We’ve gotten away from burning books (full of Satanic lies and sinful admonitions), from punishing heretics and unbelievers (who turn people away from Jesus Christ or His Church), from outlawing completely objectionable behavior such as sodomy and sacrilege… you can thank the so-called ‘Enlightenment’. Now our civilization is so Enlightened, people can freely choose which kind of misery and filth they wallow in.
 
'“Who is not with me is against me” (Luke 11:23); “and if he will not hear the Church let him be to thee as the heathen and the publican” (Matthew 18:17); “he that believeth not shall be condemned” (Mark 16:16). The Apostles acted upon their Master’s directions. All the weight of their own Divine faith and mission is brought to bear upon innovators. “If any one”, says St. Paul, “preach to you a gospel, besides that you have received, let him be anathema” (Galatians 1:9). To St. John the heretic is a seducer, an antichrist, a man who dissolves Christ (1 John 4:3; 2 John 7); “receive him not into the house nor say to him, God speed you” (2 John 10). St. Peter, true to his office and to his impetuous nature, assails them as with a two-edged sword: " . . . lying teachers who shall bring in sects of perdition, and deny the Lord who bought them: bringing upon themselves swift destruction . . . (2 Peter 2:1, 17). St. Jude speaks in a similar strain throughout his whole epistle. . .

What Paul did at Corinth he enjoins to be done by every bishop in his own church. Thus Timothy is instructed to "war in them a good warfare, having faith and a good conscience, which some rejecting have made shipwreck concerning the faith. . . He exhorts the ancients of the Church at Ephesus to “take heed to yourselves, and to the whole flock, wherein the Holy Ghost hath placed you bishops, to rule the Church of God, . . .** I know that, after my departure, ravening wolves will enter in among you, not sparing the flock** . . . Therefore watch, . . .” (Acts 20:28-31). “Beware of dogs”, he writes to the Philippians (3:2), the dogs being the same false teachers as the “ravening wolves”. The Fathers show no more leniency to perverters of the faith. A Protestant writer thus sketches their teaching (Schaff-Herzog, s.v. Heresy): “Polycarp regarded Marcion as the first-born of the Devil. Ignatius sees in heretics poisonous plants, or animals in human form. Justin and Tertullian condemn their errors as inspirations of the Evil One;. . . [Jerome calls the congregations of the heretics synagogues of Satan (Ep. 123), and says their communion is to be avoided like that of vipers and scorpions (Ep. 130).]” These primitive views on heresy have been faithfully transmitted and acted on by the Church in subsequent ages. There is no break in the tradition from St. Peter to Pius X.

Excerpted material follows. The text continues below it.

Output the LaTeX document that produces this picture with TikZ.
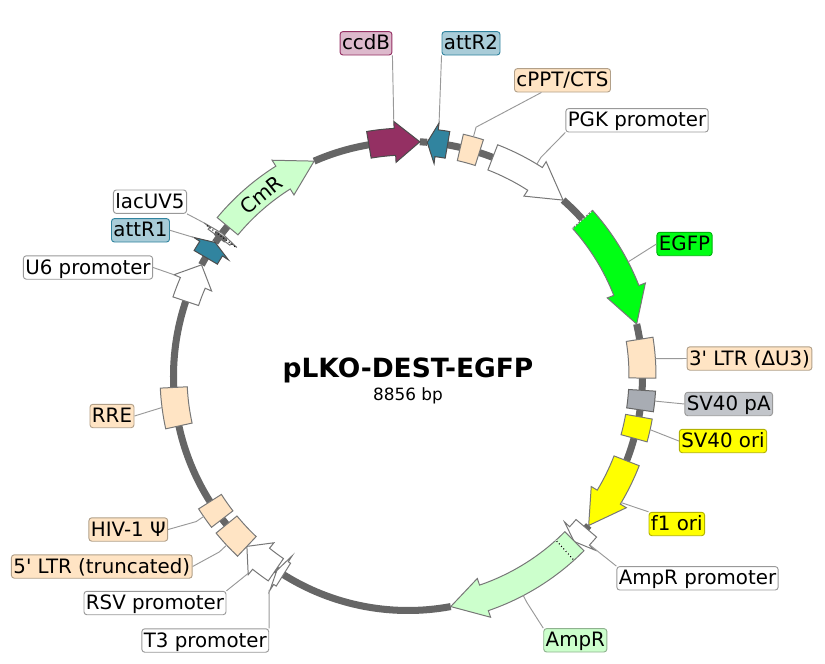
\documentclass[tikz,border=0pt]{standalone}
\usepackage{fontspec}
\setmainfont{DejaVu Sans}
\usepackage{tikz}
\usepackage{xcolor}
\usetikzlibrary{arrows.meta,calc}
\definecolor{backbonegray}{HTML}{666666}
\definecolor{featline}{HTML}{777777}
\definecolor{leadgray}{HTML}{999999}
\definecolor{ccdbfill}{HTML}{943063}
\definecolor{ccdblabel}{HTML}{DDB9CC}
\definecolor{attfill}{HTML}{31849F}
\definecolor{attlabel}{HTML}{A9CCD8}
\definecolor{beige}{HTML}{FFE4C4}
\definecolor{palegreen}{HTML}{CCFFCC}
\definecolor{pagray}{HTML}{A8ACB3}
\definecolor{palabel}{HTML}{C2C5CA}
\definecolor{oriyellow}{HTML}{FFFF00}
\definecolor{egfpgreen}{HTML}{00FF14}
\tikzset{
  backbone/.style={line width=6pt,color=backbonegray,line cap=butt},
  feat/.style={draw=featline,line width=0.85pt,line join=miter},
  leader/.style={draw=leadgray,line width=0.8pt},
  lbl/.style={draw=leadgray,fill=white,rounded corners=2.5pt,line width=0.8pt,inner xsep=1.7pt,inner ysep=0.8pt,text height=14.9pt,text depth=3.5pt,font=\fontsize{16.9}{18}\selectfont},
  joinmark/.style={line width=0.9pt,dotted,line cap=butt}
}
% arrow on the ring: tail angle, barb angle, tip angle
\newcommand{\featarrow}[4]{\draw[feat,#1] (#2:221) arc (#2:#3:221) -- (#3:214) -- (#4:234.5) -- (#3:255) -- (#3:248) arc (#3:#2:248) -- cycle;}
% plain segment on the ring
\newcommand{\featbox}[3]{\draw[feat,#1] (#2:221) arc (#2:#3:221) -- (#3:248) arc (#3:#2:248) -- cycle;}
\begin{document}
\begin{tikzpicture}[line join=round,x=0.03cm,y=0.03cm]
  \useasboundingbox (-408,-287) rectangle (417,376);
  \foreach \a/\b in {113.6/99.6,87.1/85.3,80.3/77.1,72.3/68.8,48.6/41.9,12.8/9,-0.5/-3.5,-8.3/-10,-15.4/-21.2,-39.6/-40.5,-79.5/-124.3,-140.7/-142.4,-147.6/-167.7,182.8/161.4,151.7/149.6,145.3/140.3}
    \draw[backbone] (\a:234.5) arc (\a:\b:234.5);
  % features
  \featarrow{fill=palegreen}{140.3}{122.2}{113.6}
  \featarrow{fill=ccdbfill,draw=black!70}{99.6}{93.2}{87.1}
  \featarrow{fill=attfill,draw=black!70}{80.3}{83}{85.3}
  \featbox{fill=beige}{77.1}{72.3}
  \featarrow{fill=white}{68.8}{57.2}{48.6}
  \featarrow{fill=egfpgreen}{41.9}{21.4}{12.8}
  \featbox{fill=beige}{9}{-0.5}
  \featbox{fill=pagray,draw=black!60}{-3.5}{-8.3}
  \featbox{fill=oriyellow}{-10}{-15.4}
  \featarrow{fill=oriyellow}{-21.2}{-31.1}{-39.6}
  \featarrow{fill=white}{-40.5}{-43}{-44.9}
  \featarrow{fill=palegreen}{-44.8}{-71.1}{-79.5}
  \featarrow{fill=white}{-122.1}{-122.8}{-124}
  \featarrow{fill=white}{-124.3}{-128.8}{-133.4}
  \featbox{fill=beige}{-133.4}{-140.7}
  \featbox{fill=beige}{-142.4}{-147.6}
  \featbox{fill=beige}{182.8}{192.3}
  \featarrow{fill=white}{161.4}{156.6}{151.7}
  \featarrow{fill=attfill,draw=black!70}{149.6}{147.1}{145.3}
  \featarrow{fill=white}{143.7}{143.1}{142.5}
  \draw[backbone,line width=4pt] (143.4:227) -- (143.4:240);
  % dotted ends
  \draw[joinmark,white] (41.9:221) -- (41.9:248);
  \draw[joinmark,white] (-48:221) -- (-48:248);
  \draw[joinmark,black] (-48:222) -- (-48:247);
  \draw[joinmark,black] (143.2:216) -- (143.2:252);
  \node[font=\fontsize{17.2}{18}\selectfont,rotate=39] (cmr) at (129:233) {CmR};
  % labels
  \node[font=\bfseries\fontsize{22.6}{24}\selectfont] (title) at (0,6) {pLKO-DEST-EGFP};
  \node[font=\fontsize{14.4}{16}\selectfont] (size) at (0,-20) {8856 bp};
  \node[lbl,fill=ccdblabel,draw=ccdbfill] (ccdb) at (-42,332.7) {ccdB};
  \node[lbl,fill=attlabel,draw=attfill] (attrtwo) at (63,332.7) {attR2};
  \node[lbl,fill=beige,draw=beige!70!black] (cppt) at (154.5,295.7) {cPPT/CTS};
  \node[lbl] (pgk) at (229,255.7) {PGK promoter};
  \node[lbl] (lacuv) at (-258,174.3) {lacUV5};
  \node[lbl,fill=attlabel,draw=attfill] (attrone) at (-267.5,145.7) {attR1};
  \node[lbl] (usix) at (-320,108.5) {U6 promoter};
  \node[lbl,fill=egfpgreen,draw=egfpgreen!70!black] (egfp) at (276.5,132) {EGFP};
  \node[lbl,fill=beige,draw=beige!70!black] (ltrthree) at (341.5,17.5) {3\textquotesingle{} LTR (ΔU3)};
  \node[lbl,fill=palabel] (svpa) at (320.7,-28) {SV40 pA};
  \node[lbl,fill=oriyellow,draw=oriyellow!70!black] (svori) at (315,-65) {SV40 ori};
  \node[lbl,fill=oriyellow,draw=oriyellow!70!black] (fone) at (268.8,-148) {f1 ori};
  \node[lbl] (amppro) at (289.5,-202.3) {AmpR promoter};
  \node[lbl,fill=palegreen,draw=palegreen!70!black] (ampr) at (167.3,-264.3) {AmpR};
  \node[lbl] (tthree) at (-202.7,-264.5) {T3 promoter};
  \node[lbl] (rsv) at (-253,-227) {RSV promoter};
  \node[lbl,fill=beige,draw=beige!70!black] (ltrfive) at (-306.2,-190.5) {5\textquotesingle{} LTR (truncated)};
  \node[lbl,fill=beige,draw=beige!70!black] (hiv) at (-279.7,-153.5) {HIV-1 Ψ};
  \node[lbl,fill=beige,draw=beige!70!black] (rre) at (-296,-40) {RRE};
  % leaders
  \draw[leader] (ccdb.south east) -- (93.2:255);
  \draw[leader] (attrtwo.south west) -- (83:255);
  \draw[leader] (cppt.210) -- (74.7:258) -- (74.7:248);
  \draw[leader] (pgk.south west) -- (58.7:256) -- (58.7:248);
  \draw[leader] (egfp.west) -- (27.4:248);
  \draw[leader] (ltrthree.west) -- (4:248);
  \draw[leader] (svpa.west) -- (-5.8:248);
  \draw[leader] (svori.west) -- (-12.5:248);
  \draw[leader] (fone.north west) -- (-30.7:248);
  \draw[leader] (amppro.north west) -- (-42.9:248);
  \draw[leader] (ampr.north west) -- (-62.3:256) -- (-62.3:248);
  \draw[leader] (tthree.north east) -- (-123:255);
  \draw[leader] (rsv.north east) -- (-129:254);
  \draw[leader] (ltrfive.east) -- (-137:258) -- (-137:248);
  \draw[leader] (hiv.east) -- (-145.5:257) -- (-145.5:248);
  \draw[leader] (rre.east) -- (187.3:248);
  \draw[leader] (usix.east) -- (156.6:255);
  \draw[leader] (attrone.east) -- (147.1:255);
  \draw[leader] (lacuv.south east) -- (143.1:255);
\end{tikzpicture}
\end{document}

The role of heresy in history is that of evil generally. Its roots are in corrupted human nature. It has come over the Church as predicted by her Divine Founder; it has rent asunder the bonds of charity in families, provinces, states, and nations; the sword has been drawn and pyres erected both for its defence and its repression; misery and ruin have followed in its track. The prevalence of heresy, however, does not disprove the Divinity of the Church, any more than the existence of evil disproves the existence of an all-good God. Heresy, like other evils, is permitted as a test of faith and a trial of strength in the Church militant; probably also as a punishment for other sins. . . The endless controversies with heretics have been indirectly the cause of most important doctrinal developments and definitions formulated in councils to the edification of the body of Christ. Thus the spurious gospels of the Gnostics prepared the way for the canon of Scripture; Patripassian, Sabellian, Arian, and Macedonian heresies drew out a clearer concept of the Trinity; . . . And so down to Modernism, which has called forth a solemn assertion of the claims of the supernatural in history.

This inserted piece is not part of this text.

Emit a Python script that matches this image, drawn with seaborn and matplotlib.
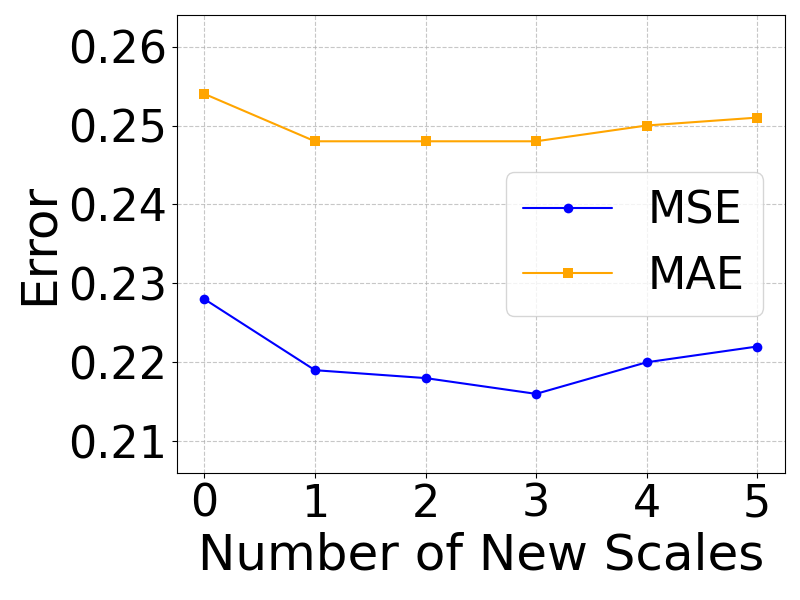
import matplotlib
matplotlib.use('Agg')
import matplotlib.pyplot as plt
import seaborn as sns
import pandas as pd

scales = [0, 1, 2, 3, 4, 5]
mse = [0.228, 0.219, 0.218, 0.216, 0.220, 0.222]
mae = [0.254, 0.248, 0.248, 0.248, 0.250, 0.251]

sns.set_style('ticks')
plt.rcParams['font.family'] = ['DejaVu Sans']
plt.rcParams.update({'text.color': 'black', 'axes.labelcolor': 'black',
                     'xtick.color': 'black', 'ytick.color': 'black',
                     'axes.edgecolor': 'black'})

df = pd.DataFrame({'scale': scales, 'MSE': mse, 'MAE': mae})

fig, ax = plt.subplots(figsize=(8, 6), dpi=100)
sns.lineplot(data=df, x='scale', y='MSE', marker='o', color='blue',
             markeredgewidth=0, markersize=7, label='MSE', ax=ax)
sns.lineplot(data=df, x='scale', y='MAE', marker='s', color='orange',
             markeredgewidth=0, markersize=7, label='MAE', ax=ax)

ax.set_ylim(min(mse) - 0.01, max(mae) + 0.01)
ax.set_xticks(scales)
ax.set_yticks([0.21, 0.22, 0.23, 0.24, 0.25, 0.26])
ax.tick_params(labelsize=32)
ax.set_xlabel('Number of New Scales', fontsize=36)
ax.set_ylabel('Error', fontsize=36)
ax.grid(True, linestyle='--', color='#b0b0b0', alpha=0.7)
ax.legend(fontsize=32, loc='center right')

fig.subplots_adjust(left=0.221, right=0.981, top=0.975, bottom=0.212)
plt.savefig('out.png')
plt.close()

The Church’s legislation on heresy and heretics is often reproached with cruelty and intolerance. Intolerant it is: in fact its raison d’être is intolerance of doctrines subversive of the faith. But such intolerance is essential to all that is, or moves, or lives, for tolerance of destructive elements within the organism amounts to suicide. Heretical sects are subject to the same law: they live or die in the measure they apply or neglect it. The charge of cruelty is also easy to meet. All repressive measures cause suffering or inconvenience of some sort: it is their nature. But they are not therefore cruel. The father who chastises his guilty son is just and may be tender-hearted. Cruelty only comes in where the punishment exceeds the requirements of the case. Opponents say: Precisely; the rigours of the Inquisition violated all humane feelings. We answer: they offend the feelings of later ages in which there is less regard for the purity of faith; but they did not antagonize the feelings of their own time, when heresy was looked on as more malignant than treason. In proof of which it suffices to remark that the inquisitors only renounced on the guilt of the accused and then handed him over to the secular power to be dealt with according to the laws framed by emperors and kings. Medieval people found no fault with the system, in fact heretics had been burned by the populace centuries before the Inquisition became a regular institution. And whenever heretics gained the upper hand, they were never slow in applying the same laws: so the Huguenots in France, the Hussites in Bohemia, the Calvinists in Geneva, the Elizabethan statesmen and the Puritans in England. Toleration came in only when faith went out; lenient measures were resorted to only** where the power to apply more severe measures was wanting.** The embers of the Kulturkampf in Germany still smoulder; the separation and confiscation laws and the ostracism of Catholics in France are the scandal of the day. Christ said: “Do not think that I came to send peace upon earth: I came not to send peace, but a sword” (Matthew 10:34). The history of heresy verifies this prediction and shows, moreover, that the greater number of the victims of the sword is on the side of the faithful adherents of the one Church founded by Christ.